[START]

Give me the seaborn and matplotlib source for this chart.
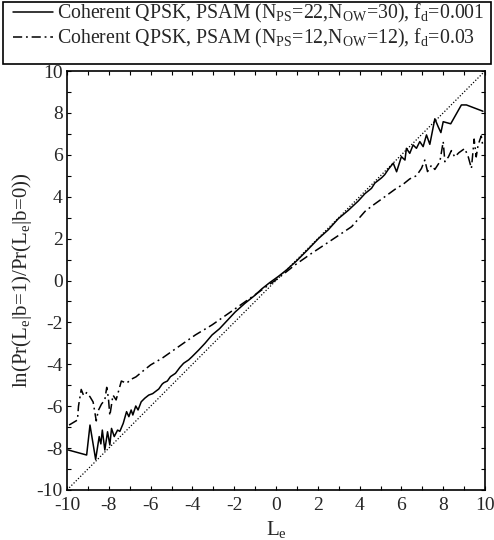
import matplotlib
matplotlib.use("Agg")
import matplotlib.pyplot as plt
import seaborn as sns
import pandas as pd
from matplotlib.ticker import MultipleLocator
from matplotlib.patches import Rectangle

# ---- data ----
solid_x = [-9.94, -9.06, -8.9, -8.63, -8.46, -8.38, -8.31, -8.19, -8.06, -7.95, -7.87, -7.74,
           -7.58, -7.47, -7.31, -7.15, -7.04, -6.93, -6.85, -6.71, -6.6, -6.45, -6.28, -6.09,
           -5.9, -5.77, -5.61, -5.45, -5.37, -5.2, -5.05, -4.81, -4.6, -4.42, -4.18, -4.02,
           -3.7, -3.4, -3.06, -2.7, -2.4, -1.95, -1.5, -1.0, -0.68, -0.3, 0.12, 0.5, 1.0,
           1.5, 2.03, 2.5, 2.98, 3.46, 3.94, 4.26, 4.57, 4.73, 5.05, 5.2, 5.37, 5.61, 5.77,
           6.0, 6.17, 6.24, 6.4, 6.56, 6.72, 6.88, 7.04, 7.2, 7.36, 7.6, 7.76, 7.89, 8.0,
           8.36, 8.87, 9.11, 9.9]
solid_y = [-8.09, -8.33, -6.9, -8.54, -7.45, -7.8, -7.14, -8.09, -7.22, -7.85, -7.06, -7.45,
           -7.14, -7.2, -6.82, -6.26, -6.5, -6.18, -6.42, -5.99, -6.18, -5.79, -5.62, -5.47,
           -5.4, -5.3, -5.18, -4.95, -4.88, -4.8, -4.59, -4.43, -4.15, -3.95, -3.79, -3.64,
           -3.32, -3.0, -2.6, -2.3, -1.98, -1.5, -1.1, -0.7, -0.4, -0.1, 0.2, 0.5, 0.95,
           1.45, 2.0, 2.42, 2.95, 3.35, 3.8, 4.15, 4.4, 4.65, 4.9, 5.05, 5.3, 5.6, 5.19,
           5.91, 5.75, 6.31, 6.07, 6.47, 6.31, 6.63, 6.39, 6.95, 6.5, 7.72, 7.34, 7.06, 7.58,
           7.48, 8.38, 8.38, 8.08]

dash_x = [-9.9, -9.5, -9.45, -9.32, -9.2, -9.06, -8.9, -8.75, -8.6, -8.5, -8.35, -8.19, -8.1,
          -8.02, -7.95, -7.8, -7.65, -7.4, -7.15, -6.9, -6.7, -6.4, -6.0, -5.45, -4.65, -3.86,
          -3.06, -2.27, -1.47, -0.68, 0.12, 0.92, 1.71, 2.66, 3.62, 4.26, 4.65, 5.21, 5.69,
          6.09, 6.4, 6.72, 6.96, 7.12, 7.25, 7.44, 7.6, 7.84, 8.0, 8.08, 8.25, 8.39, 8.55,
          8.75, 9.03, 9.2, 9.35, 9.48, 9.58, 9.67, 9.82, 9.9]
dash_y = [-6.9, -6.66, -6.0, -5.2, -5.5, -5.35, -5.55, -5.8, -6.7, -6.2, -5.9, -5.7, -5.1,
          -5.6, -6.45, -5.47, -5.7, -4.8, -4.9, -4.7, -4.6, -4.35, -4.03, -3.71, -3.15, -2.6,
          -2.12, -1.57, -1.01, -0.45, 0.12, 0.75, 1.3, 1.93, 2.57, 3.3, 3.6, 4.0, 4.35,
          4.6, 4.85, 5.0, 5.35, 5.75, 5.2, 5.5, 5.3, 5.67, 6.63, 5.67, 5.9, 6.2, 5.9,
          6.1, 6.3, 5.9, 5.35, 6.75, 5.9, 6.47, 6.9, 6.4]

ref_x = [-10, 10]
ref_y = [-10, 10]

label_solid = r"Coherent QPSK, PSAM (N$_{\mathrm{PS}}$=22,N$_{\mathrm{OW}}$=30), f$_{\mathrm{d}}$=0.001"
label_dash = r"Coherent QPSK, PSAM (N$_{\mathrm{PS}}$=12,N$_{\mathrm{OW}}$=12), f$_{\mathrm{d}}$=0.03"
ticks = [-10, -8, -6, -4, -2, 0, 2, 4, 6, 8, 10]

# ---- style ----
sns.set_style("ticks")
plt.rcParams['font.family'] = ['Liberation Serif', 'DejaVu Serif']
plt.rcParams['mathtext.fontset'] = 'custom'
plt.rcParams['mathtext.rm'] = 'Liberation Serif'
plt.rcParams['mathtext.it'] = 'Liberation Serif:italic'

W, H = 494, 540
fig = plt.figure(figsize=(W / 100, H / 100), dpi=100)
ax = fig.add_axes([67 / W, 1 - 490 / H, (485 - 67) / W, (490 - 71) / H])

df_s = pd.DataFrame({"x": solid_x, "y": solid_y})
df_d = pd.DataFrame({"x": dash_x, "y": dash_y})
df_r = pd.DataFrame({"x": ref_x, "y": ref_y})

sns.lineplot(data=df_s, x="x", y="y", ax=ax, color="black", lw=1.1,
             estimator=None, sort=False, label=label_solid)
sns.lineplot(data=df_d, x="x", y="y", ax=ax, color="black", lw=1.1,
             estimator=None, sort=False, label=label_dash)
ax.lines[-1].set_dashes((6, 2.5, 1.2, 2.5))
sns.lineplot(data=df_r, x="x", y="y", ax=ax, color="black", lw=0.9,
             estimator=None, sort=False)
ax.lines[-1].set_linestyle((0, (1, 1.5)))

ax.set_xlim(-10, 10)
ax.set_ylim(-10, 10)
ax.set_xticks(ticks)
ax.set_yticks(ticks)
ax.set_xticklabels([str(t) for t in ticks])
ax.set_yticklabels([str(t) for t in ticks])
ax.xaxis.set_minor_locator(MultipleLocator(1))
ax.yaxis.set_minor_locator(MultipleLocator(1))
ax.tick_params(which='both', direction='in', top=True, right=True, length=3,
               width=0.8, labelsize=14, color='black')
ax.tick_params(axis='x', pad=5)
ax.tick_params(axis='y', pad=3)
for sp in ax.spines.values():
    sp.set_visible(True)
    sp.set_linewidth(1.2)
    sp.set_color('black')

ax.set_xlabel(r"L$_{\mathrm{e}}$", fontsize=15, labelpad=4)
ax.set_ylabel(r"ln(Pr(L$_{\mathrm{e}}$|b=1)/Pr(L$_{\mathrm{e}}$|b=0))", fontsize=15, labelpad=2)

ax.get_legend().remove()
h, l = ax.get_legend_handles_labels()
leg = fig.legend(h, l, loc='upper left', bbox_to_anchor=(13 / W, 1 - 2 / H),
                 fontsize=14.3, frameon=False, handlelength=2.0, handletextpad=0.2,
                 borderpad=0.0, labelspacing=0.12, borderaxespad=0)
# legend frame, spanning the top band as in the reference
fig.patches.append(Rectangle((3 / W, 1 - 64 / H), (491 - 3) / W, (64 - 2) / H,
                             transform=fig.transFigure, fill=False,
                             edgecolor='black', linewidth=1.2))

fig.savefig("out.png", dpi=100)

[END]

*What the exercise asks*
Transcribe all the data word for word; the images stay out.

*Answer in full*
Give me the seaborn and matplotlib source for this chart.
import matplotlib
matplotlib.use("Agg")
import matplotlib.pyplot as plt
import seaborn as sns
import pandas as pd
from matplotlib.ticker import MultipleLocator
from matplotlib.patches import Rectangle

# ---- data ----
solid_x = [-9.94, -9.06, -8.9, -8.63, -8.46, -8.38, -8.31, -8.19, -8.06, -7.95, -7.87, -7.74,
           -7.58, -7.47, -7.31, -7.15, -7.04, -6.93, -6.85, -6.71, -6.6, -6.45, -6.28, -6.09,
           -5.9, -5.77, -5.61, -5.45, -5.37, -5.2, -5.05, -4.81, -4.6, -4.42, -4.18, -4.02,
           -3.7, -3.4, -3.06, -2.7, -2.4, -1.95, -1.5, -1.0, -0.68, -0.3, 0.12, 0.5, 1.0,
           1.5, 2.03, 2.5, 2.98, 3.46, 3.94, 4.26, 4.57, 4.73, 5.05, 5.2, 5.37, 5.61, 5.77,
           6.0, 6.17, 6.24, 6.4, 6.56, 6.72, 6.88, 7.04, 7.2, 7.36, 7.6, 7.76, 7.89, 8.0,
           8.36, 8.87, 9.11, 9.9]
solid_y = [-8.09, -8.33, -6.9, -8.54, -7.45, -7.8, -7.14, -8.09, -7.22, -7.85, -7.06, -7.45,
           -7.14, -7.2, -6.82, -6.26, -6.5, -6.18, -6.42, -5.99, -6.18, -5.79, -5.62, -5.47,
           -5.4, -5.3, -5.18, -4.95, -4.88, -4.8, -4.59, -4.43, -4.15, -3.95, -3.79, -3.64,
           -3.32, -3.0, -2.6, -2.3, -1.98, -1.5, -1.1, -0.7, -0.4, -0.1, 0.2, 0.5, 0.95,
           1.45, 2.0, 2.42, 2.95, 3.35, 3.8, 4.15, 4.4, 4.65, 4.9, 5.05, 5.3, 5.6, 5.19,
           5.91, 5.75, 6.31, 6.07, 6.47, 6.31, 6.63, 6.39, 6.95, 6.5, 7.72, 7.34, 7.06, 7.58,
           7.48, 8.38, 8.38, 8.08]

dash_x = [-9.9, -9.5, -9.45, -9.32, -9.2, -9.06, -8.9, -8.75, -8.6, -8.5, -8.35, -8.19, -8.1,
          -8.02, -7.95, -7.8, -7.65, -7.4, -7.15, -6.9, -6.7, -6.4, -6.0, -5.45, -4.65, -3.86,
          -3.06, -2.27, -1.47, -0.68, 0.12, 0.92, 1.71, 2.66, 3.62, 4.26, 4.65, 5.21, 5.69,
          6.09, 6.4, 6.72, 6.96, 7.12, 7.25, 7.44, 7.6, 7.84, 8.0, 8.08, 8.25, 8.39, 8.55,
          8.75, 9.03, 9.2, 9.35, 9.48, 9.58, 9.67, 9.82, 9.9]
dash_y = [-6.9, -6.66, -6.0, -5.2, -5.5, -5.35, -5.55, -5.8, -6.7, -6.2, -5.9, -5.7, -5.1,
          -5.6, -6.45, -5.47, -5.7, -4.8, -4.9, -4.7, -4.6, -4.35, -4.03, -3.71, -3.15, -2.6,
          -2.12, -1.57, -1.01, -0.45, 0.12, 0.75, 1.3, 1.93, 2.57, 3.3, 3.6, 4.0, 4.35,
          4.6, 4.85, 5.0, 5.35, 5.75, 5.2, 5.5, 5.3, 5.67, 6.63, 5.67, 5.9, 6.2, 5.9,
          6.1, 6.3, 5.9, 5.35, 6.75, 5.9, 6.47, 6.9, 6.4]

ref_x = [-10, 10]
ref_y = [-10, 10]

label_solid = r"Coherent QPSK, PSAM (N$_{\mathrm{PS}}$=22,N$_{\mathrm{OW}}$=30), f$_{\mathrm{d}}$=0.001"
label_dash = r"Coherent QPSK, PSAM (N$_{\mathrm{PS}}$=12,N$_{\mathrm{OW}}$=12), f$_{\mathrm{d}}$=0.03"
ticks = [-10, -8, -6, -4, -2, 0, 2, 4, 6, 8, 10]

# ---- style ----
sns.set_style("ticks")
plt.rcParams['font.family'] = ['Liberation Serif', 'DejaVu Serif']
plt.rcParams['mathtext.fontset'] = 'custom'
plt.rcParams['mathtext.rm'] = 'Liberation Serif'
plt.rcParams['mathtext.it'] = 'Liberation Serif:italic'

W, H = 494, 540
fig = plt.figure(figsize=(W / 100, H / 100), dpi=100)
ax = fig.add_axes([67 / W, 1 - 490 / H, (485 - 67) / W, (490 - 71) / H])

df_s = pd.DataFrame({"x": solid_x, "y": solid_y})
df_d = pd.DataFrame({"x": dash_x, "y": dash_y})
df_r = pd.DataFrame({"x": ref_x, "y": ref_y})

sns.lineplot(data=df_s, x="x", y="y", ax=ax, color="black", lw=1.1,
             estimator=None, sort=False, label=label_solid)
sns.lineplot(data=df_d, x="x", y="y", ax=ax, color="black", lw=1.1,
             estimator=None, sort=False, label=label_dash)
ax.lines[-1].set_dashes((6, 2.5, 1.2, 2.5))
sns.lineplot(data=df_r, x="x", y="y", ax=ax, color="black", lw=0.9,
             estimator=None, sort=False)
ax.lines[-1].set_linestyle((0, (1, 1.5)))

ax.set_xlim(-10, 10)
ax.set_ylim(-10, 10)
ax.set_xticks(ticks)
ax.set_yticks(ticks)
ax.set_xticklabels([str(t) for t in ticks])
ax.set_yticklabels([str(t) for t in ticks])
ax.xaxis.set_minor_locator(MultipleLocator(1))
ax.yaxis.set_minor_locator(MultipleLocator(1))
ax.tick_params(which='both', direction='in', top=True, right=True, length=3,
               width=0.8, labelsize=14, color='black')
ax.tick_params(axis='x', pad=5)
ax.tick_params(axis='y', pad=3)
for sp in ax.spines.values():
    sp.set_visible(True)
    sp.set_linewidth(1.2)
    sp.set_color('black')

ax.set_xlabel(r"L$_{\mathrm{e}}$", fontsize=15, labelpad=4)
ax.set_ylabel(r"ln(Pr(L$_{\mathrm{e}}$|b=1)/Pr(L$_{\mathrm{e}}$|b=0))", fontsize=15, labelpad=2)

ax.get_legend().remove()
h, l = ax.get_legend_handles_labels()
leg = fig.legend(h, l, loc='upper left', bbox_to_anchor=(13 / W, 1 - 2 / H),
                 fontsize=14.3, frameon=False, handlelength=2.0, handletextpad=0.2,
                 borderpad=0.0, labelspacing=0.12, borderaxespad=0)
# legend frame, spanning the top band as in the reference
fig.patches.append(Rectangle((3 / W, 1 - 64 / H), (491 - 3) / W, (64 - 2) / H,
                             transform=fig.transFigure, fill=False,
                             edgecolor='black', linewidth=1.2))

fig.savefig("out.png", dpi=100)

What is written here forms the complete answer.